Following last month’s City Council hearing on the Community Safety Act and field hearings on stop-and-frisk in Brooklyn and Queens, disapproval of stop-and-frisk has grown jumps according to the results of the latest poll released last week by the Quinnipiac Polling Institute. The November Quinnipiac poll of New York City voters revealed that a majority (53 percent) disapproves of the NYPD’s stop-and-frisk practice.
“As New Yorkers learn the truth about how Mayor Bloomberg and Commissioner Kelly’s discriminatory stop-and-frisk policing practices affect their neighbors and fail to reduce gun violence, they continue to reject them,” said Joo-Hyun Kang, a spokesperson for Communities United for Police Reform. “These latest results show more and more New Yorkers are disapproving of stop-and-frisk. New York needs meaningful reforms and the City Council must use its power to deliver them by swiftly passing the Community Safety Act.”
Disapproval of stop-and-frisk increased the most among Latina/o voters in New York City, going from 45 percent in Quinnipiac’s August poll to 64 percent in its November poll released last week. Such broad growth in disapproval demonstrates the increasingly vocal hostility to the practice within New York City’s Latina/o communities.
“The city’s stop-and-frisk practice fails to make us safer, but does succeed in the daily humiliation of law-abiding New Yorkers, most of them young people of color,” said Héctor Figueroa, president of 32BJ of the Service Employees International Union. “We must stop this destructive, discriminatory practice now.”
“Like anyone, I want to be able to take my daughter to daycare, go to work or go anywhere else in this city without being stopped, frisked and illegally searched by the police,” said Riko Guzman, a spokesperson for the Justice Committee. “Unfortunately, the reality I and other Latinos face is that we are consistently subjected to unnecessary and unjust NYPD police encounters. This must stop. That’s why the Justice Committee is organizing to build support for the Community Safety Act. The reform it offers is a first step towards meaningful change so that all New Yorkers are treated with dignity and respect by the NYPD.”
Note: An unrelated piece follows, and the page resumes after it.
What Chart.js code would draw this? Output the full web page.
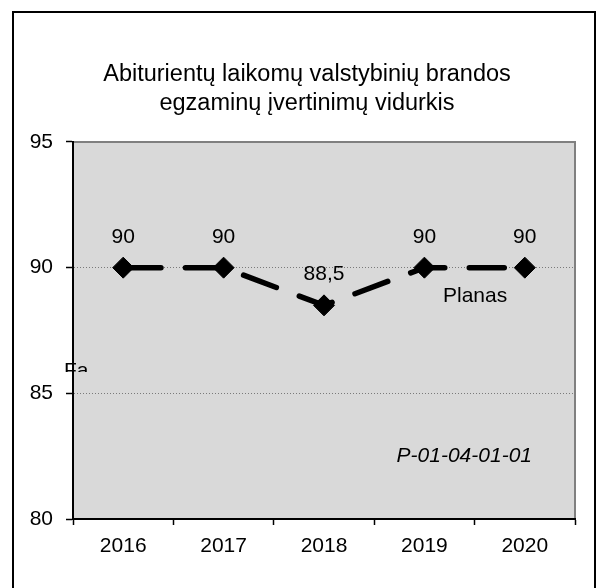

“No one should be abused and harassed by the police, simply because they are Latino or because of where they live,” said Javier H. Valdes, co-executive director of Make the Road New York. “The significant growth in Latino opposition to stop-and-frisk reflects the fatigue with being repeatedly stopped, frisked, abused and violated throughout this city by those who are supposed to protect us. We are tired of this unjust treatment and are organizing our communities to reject the discriminatory policing that has been allowed to flourish under the current administration.”